Loch Achray

Loch Achray and Ben Venue
©2022 Gazetteer for Scotland

Loch Achray and Ben Venue

A picturesque small loch, surrounded by woodland, in the Trossachs district of Stirling Council Area, Loch Achray lies between Loch Venachar and Loch Katrine, 7 miles (11 km) west of Callander. It has a surface area of 82 ha (202.6 acres) and a mean depth of 11m (36 feet). The loch provides a popular recreational fishery for brown trout. Its principal affluent is the Achray Water, while it is the source of the Black Water which flows into Loch Venachar to the east.
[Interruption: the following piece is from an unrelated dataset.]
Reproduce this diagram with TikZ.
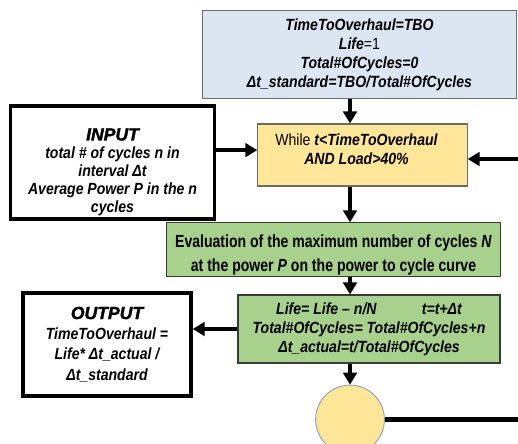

Along with its neighbours, it features in the narrative poem Lady of the Lake (1810) by Sir Walter Scott (1771 - 1832). Loch Achray also impressed Dorothy Wordsworth (1771 - 1855) who wrote excitedly of it in her journal having visited in 1803 with her brother William Wordsworth (1770 - 1850) and fellow poet Samuel Taylor Coleridge (1772 - 1834). Amongst others, the loch was sketched by artists J.M.W. Turner (1775 - 1851) and Waller Hugh Paton (1828-95). It gave its name to the Royal Navy frigate HMS Loch Achray launched in 1944. The Trossachs Parish Church sits in a dramatic location on its northern shore, with the Tigh Mor timeshare development occupying the former Trossachs Hotel to the west and the Loch Achray Hotel to the southwest.